8
4

Shifting troubles 105/GRX

8d 5h ago by lemmy.dbzer0.com/u/hemko in bikewrench

So I got some strange shifting issues with my 105 road shifters (ST-R7020) combined with GRX derailleur (RD-RX812). The cassette is deore CS-M5100-11

Now in theory, and according to Shimano's compatibility chart this should be compatible configuration, despite a little mix-and-match

https://productinfo.shimano.com/en/compatibility/C-454

Now the problems I have screams still for compatibility issues with slightly wrong pull ratios

Going from smallest cog to largest, the first 4 cogs are shifting perfectly. Then the next couple clicks want to over shift and skip cogs, and the largest 3 are shifting perfectly again. In total it takes 9 clicks to go through the 11sp cassette. What fucks my mind over, is the top and bottom cogs that shift perfectly, if the pull ratio was wrong, these would have equal problems?

I can't offer you any solutions unfortunately but I have been fighting a similar issue for nearly two years now. I was starting to think it was my cassette as I have a sunrace on there and thought maybe not going shimano was causing my issues with the shifting not being entirely perfect.

I have the same derailleur but paired with the GRX shifter up front.

My largest two cogs (11-42) are fine like you. Then my third cog is the worst, often when going from large to small down the gears it doesnt want to go into third and will sit clicking on the second. Other times it'll just jump the third entirely and go straight to forth. Even once it is in the third cog it still clicks as if it is trying to shift up to the second cog and isnt entirely aligned properly on the third.

4the and 5the are also a little sketchy but will usually go into them a lot more reliably but they never fully sound / feel 100% aligned. Sometimes if I put a lot of power through the cranks in these gears it will skip a tooth aggressively which worries me that I will end up snapping a tooth off of one of them.

I am constantly tweaking my barrel adjuster trying to get it better but it always tends to just move the problem around slightly on the cassette and never solves it.

I have changed the cable out as well just in case but that didnt help. I have also changed the crankset in this time which had a very slightly different offset resulting in mm changes in my chain line (I went from an FSA crankset to a GRX one) which i hoped maybe would inadvertently smooth out those slight kinks. It did make it marginally better but overall the improvement was negligible.

So I'm sorry I can't offer any insights but you aren't alone and reading this post makes me think maybe the issue is the derailleur all along for me as that would be the common denominator between us.

I'll pop back to this thread to see if anyone can offer any insights but I have had professional mechanics look at mine (as I usually do all my own work) but that offered no improvement.

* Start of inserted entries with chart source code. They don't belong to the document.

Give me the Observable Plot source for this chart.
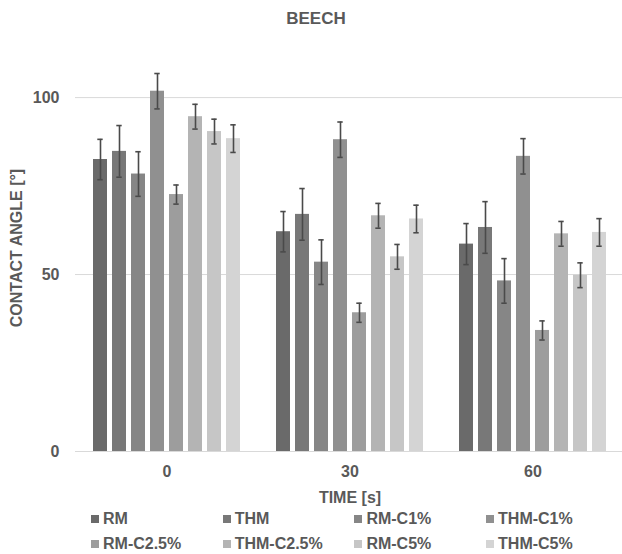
<!DOCTYPE html>
<html><head><meta charset="utf-8">
<script src="https://cdn.jsdelivr.net/npm/d3@7"></script>
<script src="https://cdn.jsdelivr.net/npm/@observablehq/plot@0.6"></script>
<style>
body{margin:0;background:#fff;font-family:"Liberation Sans",Arial,sans-serif;color:#595959;}
#wrap{position:relative;width:622px;height:554px;overflow:hidden;}
#title{height:38px;line-height:38px;font-size:17px;font-weight:bold;text-align:center;padding-left:10px;}
#chart svg{display:block;overflow:visible;}
#legend{position:absolute;left:91px;top:506px;display:grid;grid-template-columns:repeat(4,131.7px);}
.item{height:25px;line-height:25px;font-size:16px;font-weight:bold;white-space:nowrap;}
.sw{display:inline-block;width:8px;height:8px;margin-right:4px;vertical-align:middle;position:relative;top:-1px;}
</style></head>
<body>
<div id="wrap">
<div id="title">BEECH</div>
<div id="chart"></div>
<div id="legend"></div>
</div>
<script>
const series = ["RM","THM","RM-C1%","THM-C1%","RM-C2.5%","THM-C2.5%","RM-C5%","THM-C5%"];
const times = ["0","30","60"];
const values0  = [82.5, 84.8, 78.4, 101.8, 72.6, 94.6, 90.4, 88.4];
const values30 = [62.1, 67.0, 53.5, 88.1, 39.2, 66.6, 55.0, 65.7];
const values60 = [58.6, 63.3, 48.2, 83.4, 34.2, 61.5, 49.8, 61.9];
const errors0  = [5.7, 7.3, 6.3, 5.0, 2.7, 3.5, 3.5, 3.9];
const errors30 = [5.7, 7.3, 6.3, 5.0, 2.7, 3.5, 3.5, 3.9];
const errors60 = [5.8, 7.3, 6.3, 5.0, 2.7, 3.5, 3.5, 3.9];
const yTicks = [0, 50, 100];
const colors = ["#6a6a6a","#787878","#868686","#909090","#9d9d9d","#b4b4b4","#c6c6c6","#d4d4d4"];

const valueSets = [values0, values30, values60];
const errorSets = [errors0, errors30, errors60];
const data = [];
times.forEach((t, i) => series.forEach((s, j) => {
  data.push({time: t, series: s, value: valueSets[i][j], err: errorSets[i][j]});
}));

const chart = Plot.plot({
  width: 622,
  height: 470,
  marginLeft: 74,
  marginRight: -3,
  marginTop: 6,
  marginBottom: 57,
  style: {fontFamily: "'Liberation Sans', Arial, sans-serif", fontSize: "16px", fontWeight: "bold", color: "#595959", background: "transparent"},
  fx: {domain: times, padding: 0},
  x: {domain: series, paddingInner: 0.243, paddingOuter: 0.8, axis: null},
  y: {domain: [0, 115]},
  color: {domain: series, range: colors},
  marks: [
    Plot.gridY(yTicks, {stroke: "#d9d9d9", strokeOpacity: 1, strokeWidth: 1}),
    Plot.ruleY([0], {stroke: "#d9d9d9", strokeWidth: 1.2}),
    Plot.barY(data, {fx: "time", x: "series", y: "value", fill: "series"}),
    Plot.ruleX(data, {fx: "time", x: "series", y1: d => d.value - d.err, y2: d => d.value + d.err, stroke: "#4a4a4a", strokeWidth: 1.6}),
    Plot.tickY(data, {fx: "time", x: "series", y: d => d.value - d.err, stroke: "#4a4a4a", strokeWidth: 1.6, insetLeft: 4.3, insetRight: 4.3}),
    Plot.tickY(data, {fx: "time", x: "series", y: d => d.value + d.err, stroke: "#4a4a4a", strokeWidth: 1.6, insetLeft: 4.3, insetRight: 4.3}),
    Plot.axisY(yTicks, {tickSize: 0, tickPadding: 16, label: "CONTACT ANGLE [°]", labelArrow: "none", labelAnchor: "center", labelOffset: 65, fontSize: 16}),
    Plot.axisFx({anchor: "bottom", tickSize: 0, tickPadding: 14, label: "TIME [s]", labelArrow: "none", labelAnchor: "center", labelOffset: 51})
  ]
});
document.getElementById("chart").appendChild(chart);

const legend = document.getElementById("legend");
series.forEach((s, j) => {
  const item = document.createElement("div");
  item.className = "item";
  const sw = document.createElement("span");
  sw.className = "sw";
  sw.style.background = colors[j];
  item.appendChild(sw);
  item.appendChild(document.createTextNode(s));
  legend.appendChild(item);
});
</script>
</body></html>
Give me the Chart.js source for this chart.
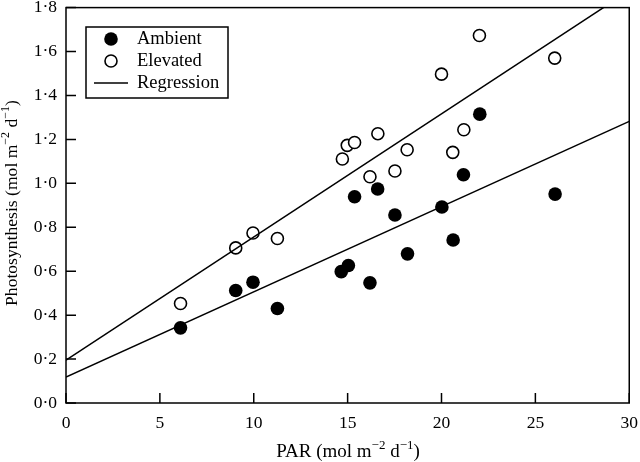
<!DOCTYPE html>
<html>
<head>
<meta charset="utf-8">
<script src="https://cdn.jsdelivr.net/npm/chart.js@4"></script>
<style>
  html, body { margin: 0; padding: 0; background: #fff; }
  #wrap { width: 640px; height: 462px; }
</style>
</head>
<body>
<div id="wrap"><canvas id="c"></canvas></div>
<script>
// values
const ambientPAR   = [6.1, 9.04, 9.96, 11.26, 14.66, 15.04, 15.37, 16.19, 16.6, 17.52, 18.19, 20.02, 20.62, 21.17, 22.04, 26.05];
const ambientPhoto = [0.342, 0.512, 0.55, 0.43, 0.598, 0.626, 0.939, 0.547, 0.974, 0.856, 0.679, 0.892, 0.742, 1.039, 1.315, 0.951];
const elevatedPAR   = [6.1, 9.04, 9.96, 11.26, 14.72, 14.98, 15.37, 16.19, 16.61, 17.52, 18.17, 20.0, 20.6, 21.19, 22.02, 26.03];
const elevatedPhoto = [0.453, 0.706, 0.774, 0.749, 1.111, 1.173, 1.186, 1.03, 1.226, 1.056, 1.153, 1.497, 1.141, 1.244, 1.673, 1.57];
const fitPAR = [0, 30];
const ambientFit = [0.118, 1.282];
const elevatedFit = [0.195, 1.877];
const xTicks = [0, 5, 10, 15, 20, 25, 30];

const FONT = '"Liberation Serif", "Times New Roman", serif';
const pts = (xs, ys) => xs.map((x, i) => ({ x, y: ys[i] }));

// draw a string with superscript parts, centred on (cx, cy)
function drawRich(ctx, parts, cx, cy, size) {
  const small = Math.round(size * 0.68);
  let w = 0;
  parts.forEach(p => {
    ctx.font = (p[1] ? small : size) + 'px ' + FONT;
    w += ctx.measureText(p[0]).width;
  });
  let x = cx - w / 2;
  ctx.textBaseline = 'middle';
  ctx.textAlign = 'left';
  parts.forEach(p => {
    ctx.font = (p[1] ? small : size) + 'px ' + FONT;
    ctx.fillText(p[0], x, p[1] ? cy - size * 0.35 : cy);
    x += ctx.measureText(p[0]).width;
  });
}

const framePlugin = {
  id: 'frame',
  afterDraw(chart) {
    const { ctx, chartArea: a, scales } = chart;
    ctx.save();
    ctx.strokeStyle = '#000';
    ctx.lineWidth = 1.5;
    ctx.strokeRect(a.left, a.top, a.right - a.left, a.bottom - a.top);
    // inward ticks
    ctx.beginPath();
    scales.x.ticks.forEach(t => {
      const px = scales.x.getPixelForValue(t.value);
      ctx.moveTo(px, a.bottom); ctx.lineTo(px, a.bottom - 10);
    });
    scales.y.ticks.forEach(t => {
      const py = scales.y.getPixelForValue(t.value);
      ctx.moveTo(a.left, py); ctx.lineTo(a.left + 10, py);
    });
    ctx.stroke();

    // axis titles
    ctx.fillStyle = '#000';
    const unit = [[' (mol m'], ['\u22122', true], [' d'], ['\u22121', true], [')']];
    drawRich(ctx, [['PAR']].concat(unit), 348, 452, 19);
    ctx.save();
    ctx.translate(12, 203);
    ctx.rotate(-Math.PI / 2);
    drawRich(ctx, [['Photosynthesis']].concat(unit), 0, 0, 17.6);
    ctx.restore();

    // legend
    const lx = 86, ly = 27;
    ctx.lineWidth = 1.5;
    ctx.strokeRect(lx, ly, 142, 71);
    ctx.font = '18.5px ' + FONT;
    ctx.textBaseline = 'middle';
    ctx.textAlign = 'left';
    ctx.beginPath(); ctx.arc(111, 39, 6.8, 0, Math.PI * 2); ctx.fill();
    ctx.fillText('Ambient', 137, 39);
    ctx.beginPath(); ctx.arc(111, 61, 6, 0, Math.PI * 2);
    ctx.fillStyle = '#fff'; ctx.fill(); ctx.lineWidth = 1.6; ctx.stroke(); ctx.fillStyle = '#000';
    ctx.lineWidth = 1.5;
    ctx.fillText('Elevated', 137, 61);
    ctx.beginPath(); ctx.moveTo(94, 83); ctx.lineTo(128, 83); ctx.stroke();
    ctx.fillText('Regression', 137, 83);
    ctx.restore();
  }
};

new Chart(document.getElementById('c'), {
  type: 'scatter',
  data: {
    datasets: [
      { label: 'Ambient fit', type: 'line', data: pts(fitPAR, ambientFit), borderColor: '#000', borderWidth: 1.5, pointRadius: 0, fill: false },
      { label: 'Elevated fit', type: 'line', data: pts(fitPAR, elevatedFit), borderColor: '#000', borderWidth: 1.5, pointRadius: 0, fill: false },
      { label: 'Ambient', data: pts(ambientPAR, ambientPhoto), backgroundColor: '#000', borderColor: '#000', pointRadius: 6.8, borderWidth: 0 },
      { label: 'Elevated', data: pts(elevatedPAR, elevatedPhoto), backgroundColor: '#fff', borderColor: '#000', pointRadius: 6, borderWidth: 1.6 }
    ]
  },
  options: {
    responsive: true,
    maintainAspectRatio: false,
    animation: false,
    layout: { padding: { top: 6, right: 0, left: 0, bottom: 0 } },
    plugins: { legend: { display: false }, tooltip: { enabled: false } },
    scales: {
      x: {
        type: 'linear', min: 0, max: 30,
        afterBuildTicks: s => { s.ticks = xTicks.map(v => ({ value: v })); },
        afterFit: s => { s.height = 59; },
        grid: { display: false },
        border: { display: false },
        ticks: { color: '#000', font: { family: FONT, size: 17.5 }, padding: 2, maxRotation: 0 }
      },
      y: {
        min: 0, max: 1.8,
        afterFit: s => { s.width = 66; s.paddingTop = 0; s.paddingBottom = 0; },
        grid: { display: false },
        border: { display: false },
        ticks: {
          stepSize: 0.2, color: '#000', padding: 1,
          font: { family: FONT, size: 17.5 },
          callback: v => v.toFixed(1).replace('.', '\u00b7')
        }
      }
    }
  },
  plugins: [framePlugin]
});
</script>
</body>
</html>
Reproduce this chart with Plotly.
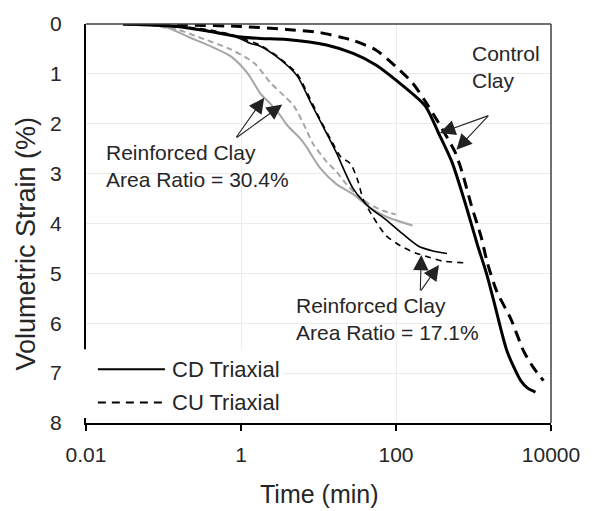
import plotly.graph_objects as go

# ---------------- data ----------------
ctrl_cd_t = [0.03, 0.15, 0.4, 1.0, 1.8, 3.9, 12.7, 28, 55, 99, 238, 350, 525, 767, 1120, 1470, 1860, 2710, 4070, 5000, 6300]
ctrl_cd_e = [0.0, 0.05, 0.15, 0.26, 0.29, 0.31, 0.42, 0.59, 0.82, 1.12, 1.64, 2.17, 2.76, 3.55, 4.42, 5.00, 5.60, 6.56, 7.15, 7.30, 7.38]

ctrl_cu_t = [0.03, 0.2, 1.0, 3.9, 10.4, 20, 28, 55, 99, 163, 260, 390, 575, 710, 940, 1250, 1510, 2020, 3030, 4440, 6000, 8000]
ctrl_cu_e = [0.0, 0.02, 0.05, 0.11, 0.17, 0.27, 0.33, 0.52, 0.85, 1.18, 1.64, 2.09, 2.56, 2.96, 3.64, 4.26, 4.79, 5.38, 5.91, 6.56, 6.90, 7.15]

r17_cd_t = [0.03, 0.16, 0.4, 0.7, 1.0, 1.33, 1.8, 3.2, 5.3, 7.8, 10.4, 13.8, 17, 28, 45, 74, 120, 193, 300, 455]
r17_cd_e = [0.0, 0.06, 0.14, 0.21, 0.30, 0.39, 0.45, 0.71, 1.04, 1.55, 1.93, 2.30, 2.58, 3.30, 3.67, 3.92, 4.20, 4.45, 4.55, 4.60]

r17_cu_t = [0.03, 0.16, 0.4, 0.7, 1.0, 1.8, 3.2, 5.3, 7.8, 10.4, 14.8, 19.7, 23, 26.4, 32.3, 37.6, 50.3, 74, 115, 178, 260, 390, 767]
r17_cu_e = [0.0, 0.05, 0.12, 0.20, 0.28, 0.43, 0.69, 1.00, 1.50, 1.90, 2.35, 2.68, 2.74, 2.82, 3.15, 3.51, 3.86, 4.24, 4.45, 4.59, 4.67, 4.75, 4.79]

r30_cd_t = [0.05, 0.107, 0.21, 0.41, 0.74, 1.22, 1.79, 2.4, 3.2, 3.94, 5.75, 7.1, 10.4, 17, 28, 45, 74, 163]
r30_cd_e = [0.0, 0.06, 0.26, 0.45, 0.65, 0.99, 1.40, 1.60, 1.83, 2.03, 2.29, 2.48, 2.88, 3.21, 3.41, 3.67, 3.86, 4.04]

r30_cu_t = [0.05, 0.157, 0.28, 0.74, 1.5, 2.4, 3.6, 4.8, 6.4, 8.5, 12.7, 17, 22.8, 30.6, 45, 67, 99]
r30_cu_e = [0.0, 0.12, 0.26, 0.51, 0.79, 1.18, 1.44, 1.64, 2.00, 2.40, 2.76, 2.96, 3.21, 3.41, 3.61, 3.74, 3.82]

x_tick_vals = [0.01, 1, 100, 10000]
x_tick_text = ["0.01", "1", "100", "10000"]
y_tick_vals = [0, 1, 2, 3, 4, 5, 6, 7, 8]

legend_labels = ["CD Triaxial", "CU Triaxial"]

FONT = "Liberation Sans, Arial, sans-serif"
TXT = "#262626"
GRAY = "#a6a6a6"

fig = go.Figure()

def add(t, e, color, width, dash):
    fig.add_trace(go.Scatter(x=t, y=e, mode="lines", showlegend=False,
                             line=dict(color=color, width=width, dash=dash,
                                       shape="spline", smoothing=0.7),
                             hoverinfo="skip"))

add(r30_cd_t, r30_cd_e, GRAY, 2, "solid")
add(r30_cu_t, r30_cu_e, GRAY, 2, "6px,4px")
add(r17_cd_t, r17_cd_e, "black", 1.6, "solid")
add(r17_cu_t, r17_cu_e, "black", 1.6, "6px,5px")
add(ctrl_cd_t, ctrl_cd_e, "black", 3, "solid")
add(ctrl_cu_t, ctrl_cu_e, "black", 3, "11px,7px")

# legend (manual, white background over grid and axis line)
LX0, LX1 = 10 ** -1.847, 10 ** -0.982
shapes = [
    dict(type="rect", xref="paper", yref="y", x0=-0.006, x1=0.426, y0=6.52, y1=7.9,
         fillcolor="white", line=dict(width=0), layer="above"),
    dict(type="line", xref="x", yref="y", x0=LX0, x1=LX1, y0=6.92, y1=6.92,
         line=dict(color="black", width=2), layer="above"),
    dict(type="line", xref="x", yref="y", x0=LX0, x1=LX1, y0=7.59, y1=7.59,
         line=dict(color="black", width=2, dash="8px,6px"), layer="above"),
    # top / right frame
    dict(type="line", xref="paper", yref="paper", x0=0, x1=1, y0=1, y1=1,
         line=dict(color="#404040", width=1.5), layer="above"),
    dict(type="line", xref="paper", yref="paper", x0=1, x1=1, y0=0, y1=1,
         line=dict(color="#404040", width=1.5), layer="above"),
]

annotations = [
    dict(x=-0.919, y=6.92, xref="x", yref="y", text=legend_labels[0], showarrow=False,
         xanchor="left", yanchor="middle", font=dict(size=22, color=TXT, family=FONT)),
    dict(x=-0.919, y=7.59, xref="x", yref="y", text=legend_labels[1], showarrow=False,
         xanchor="left", yanchor="middle", font=dict(size=22, color=TXT, family=FONT)),
    dict(x=-1.771, y=2.85, xref="x", yref="y", text="Reinforced Clay<br>Area Ratio = 30.4%",
         showarrow=False, xanchor="left", yanchor="middle", align="left",
         font=dict(size=21, color=TXT, family=FONT)),
    dict(x=2.949, y=0.86, xref="x", yref="y", text="Control<br>Clay",
         showarrow=False, xanchor="left", yanchor="middle", align="left",
         font=dict(size=21, color=TXT, family=FONT)),
    dict(x=0.684, y=5.92, xref="x", yref="y", text="Reinforced Clay<br>Area Ratio = 17.1%",
         showarrow=False, xanchor="left", yanchor="middle", align="left",
         font=dict(size=21, color=TXT, family=FONT)),
    # axis titles
    dict(x=-0.129, y=0.45, xref="paper", yref="paper", text="Volumetric Strain (%)",
         textangle=-90, showarrow=False, xanchor="center", yanchor="middle",
         font=dict(size=27, color=TXT, family=FONT)),
    dict(x=0.503, y=-0.177, xref="paper", yref="paper", text="Time (min)",
         showarrow=False, xanchor="center", yanchor="middle",
         font=dict(size=25, color=TXT, family=FONT)),
]

arrows = [
    (0.299, 1.478, -29, 41), (0.532, 1.616, -47, 34),
    (2.567, 2.187, 50, -18), (2.78, 2.52, 33, -35),
    (2.326, 4.63, -1, 37), (2.555, 4.83, -19, 27),
]
for x, y, ax, ay in arrows:
    annotations.append(dict(x=x, y=y, xref="x", yref="y", ax=ax, ay=ay, text="",
                            showarrow=True, arrowhead=2, arrowsize=2.8, arrowwidth=1.1,
                            arrowcolor="#222", standoff=0))

fig.update_layout(
    width=592, height=511,
    margin=dict(l=86, r=34, t=17, b=88),
    paper_bgcolor="white", plot_bgcolor="white",
    font=dict(family=FONT, color=TXT, size=21),
    shapes=shapes, annotations=annotations,
    showlegend=False,
)
fig.update_xaxes(type="log", range=[-2, 4], tickvals=x_tick_vals, ticktext=x_tick_text,
                 showgrid=True, gridcolor="#ebebeb", gridwidth=1,
                 showline=True, linecolor="black", linewidth=2,
                 ticks="outside", ticklen=6, tickwidth=2, tickcolor="black",
                 ticklabelstandoff=6, tickfont=dict(size=21, color=TXT),
                 zeroline=False)
fig.update_yaxes(range=[8, 0], tickvals=y_tick_vals,
                 showgrid=True, gridcolor="#ebebeb", gridwidth=1,
                 showline=True, linecolor="black", linewidth=2,
                 ticks="", ticklabelstandoff=18, tickfont=dict(size=21, color=TXT),
                 zeroline=False)

fig.write_html("out.html")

Argh, i feel like I should have gone with the simpler 9 or 10 speed systems >.<

I'm also running a Frankenstein's Monster drivetrain: 105 shifters, Deore XT rear, Deore (XT? can't recall at the moment) 11-48 cassette. To make things even dicier, I'm using a Wolftooth Roadlink to fit that cassette. When I first set up this drivetrain, it worked flawlessly (shockingly :D). I share that context as empathy for your shifting woes, and I apologize in advance if the following is obvious/already been tried.

Quite suddenly, rear shifter started exhibiting the exact behavior your describe; I suspect someone messed with my barrel adjuster as a prank because all of my riding group suddenly had shifting issues after that bar stop. I couldn't get the shifting solid again until I loosened the pinch bolt and performed the cable pull adjustment as if it was first install. And with my sketchy setup, I have to follow the steps very strictly.

This Park Tools video (https://www.youtube.com/watch?v=UkZxPIZ1ngY) will be old hat for you, but I include it for anyone else trying to dial in their rear derailleur.

My first thought on anything like that is always to redo an indexing but also make sure the B screw is set properly, because that can causes so many shifting issues.

The odd part, and what I don't fully understand here, is that it seems to work as a 10 speed? Am I understanding that properly? 9 clicks plus initial position?